Leurs bijoux tintent et leur maquillage brille, elles sont voluptueuses et sensuelles, mais aussi timides et pudiques. Attachées à leurs valeurs orientales mais attirées par celles de l’Occident. Entre colorations, manucures et épilations à l’orientale, c’est-à-dire au caramel, Layale, jeune patronne sexy du salon Si Belle, attend fiévreusement les coups de fil de son amant – un homme marié. Autour de ce personnage, interprété avec grâce par la réalisatrice, gravitent plusieurs figures féminines, incarnées par de formidables actrices amateurs : une coiffeuse garçon manqué, une cliente prête à tout pour rester jeune, une couturière mélancolique, une vieille voisine un peu folle qui ramasse tous les papiers, contredanses comprises, parce qu’elle les prend pour les lettres de son fiancé français, confisquées par sa famille.
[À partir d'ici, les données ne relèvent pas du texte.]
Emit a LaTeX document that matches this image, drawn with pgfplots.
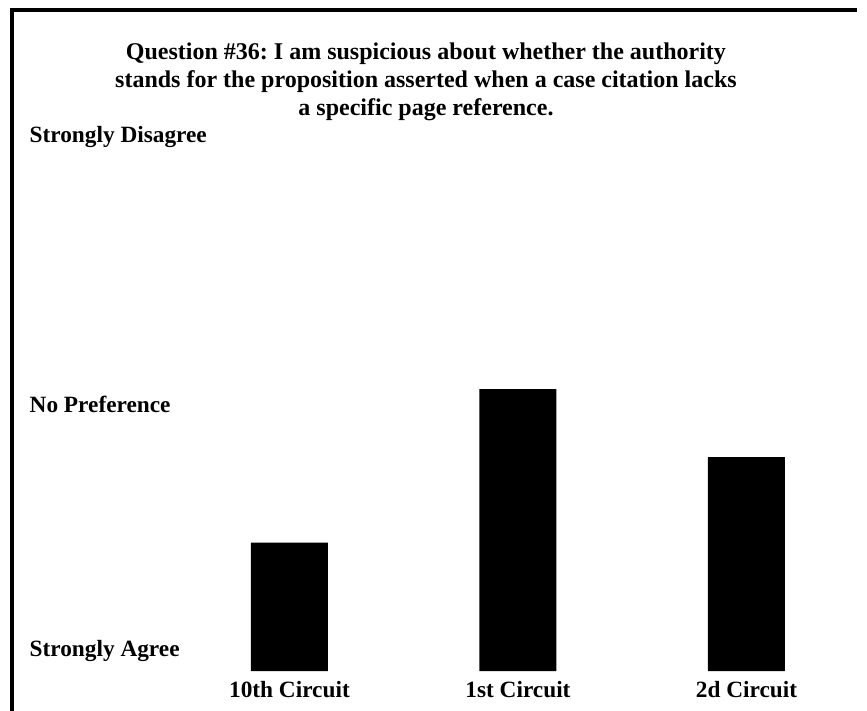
\documentclass[border=0pt]{standalone}
\usepackage{fontspec}
\setmainfont{Liberation Serif}
\usepackage{pgfplots}
\pgfplotsset{compat=1.18}
\frenchspacing
\begin{document}
\begin{tikzpicture}
\useasboundingbox (0pt,0pt) rectangle (867pt,-711pt);
\draw[line width=3.2pt] (12pt,-711pt) -- (12pt,-10pt) -- (857pt,-10pt);
\node[font=\fontsize{24}{28.3}\selectfont\bfseries, align=center, anchor=base] at (426pt,-116pt)
  {Question \#36: I am suspicious about whether the authority\\
   stands for the proposition asserted when a case citation lacks\\
   a specific page reference.};
\begin{axis}[
  at={(83.8pt,-671pt)}, anchor=south west,
  scale only axis, width=765.5pt, height=552.9pt,
  xmin=-0.9, xmax=2.45, ymin=0.877, ymax=5.2,
  ybar, bar width=77pt,
  axis line style={draw=none}, major tick length=0pt,
  xtick={0,1,2}, xticklabels={10th Circuit, 1st Circuit, 2d Circuit},
  ytick={0.994,2.9,5.01},
  yticklabels={Strongly Agree, No Preference, Strongly Disagree},
  ticklabel style={font=\fontsize{23.3}{28}\selectfont\bfseries, inner sep=0pt},
  xticklabel style={anchor=base, yshift=-26pt},
  yticklabel style={anchor=base west, xshift=-54.3pt},
]
\addplot[fill=black, draw=none] coordinates {(0,1.88) (1,3.08) (2,2.55)};
\end{axis}
\end{tikzpicture}
\end{document}
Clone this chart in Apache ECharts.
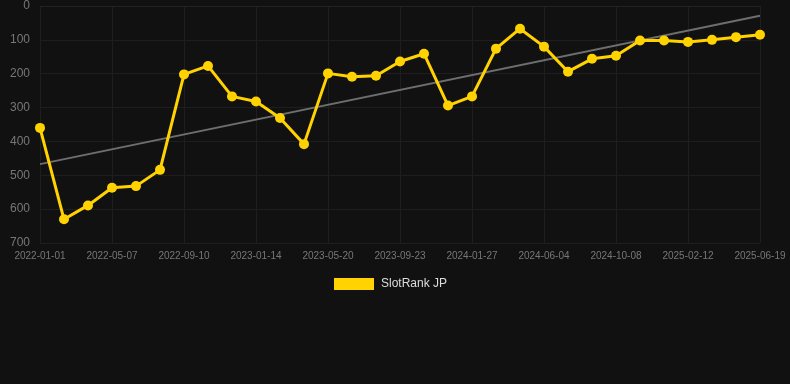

Ce Vénus beauté beyrouthin n’est pas sans faiblesses : parfois démonstratif (la quête sans fin de Layale pour trouver une chambre d’hôtel alors qu’elle n’est pas mariée), il manque surtout d’une histoire plus forte que les autres, qui agrégerait les pièces du puzzle. Mais malgré la sensation d’éparpillement, les portraits sonnent juste et livrent, comme un écho, toute la tendresse et l’agacement qu’éprouve Nadine Labaki pour son pays. Chacune à sa façon, ces femmes semblent en équilibre entre leurs rêves et le poids d’une culture qu’elles respectent mais dont les tabous les enferment : l’adultère, l’homosexualité, la ménopause, le célibat…
A Beyrouth, un couple non marié ne peut pas discuter dans une voiture sans éveiller aussitôt les soupçons de la police. A Beyrouth, une musulmane fiancée, même moderne et libérée, préfère se faire recoudre l’hymen plutôt qu’avouer à son promis qu’elle n’est plus vierge. Ses amies l’accompagnent dans cette virée, dépeinte avec humour, vers une clinique huppée de la ville : lunettes noires et accent français, elle s’y fait passer pour une Parisienne nommée… Julie Pompidou. Même si, au fond, aucune des héroïnes ne se libère vraiment de ses carcans, Caramel est une chronique chaleureuse et optimiste, qui respire la vie et l’espoir, la cire et le henné.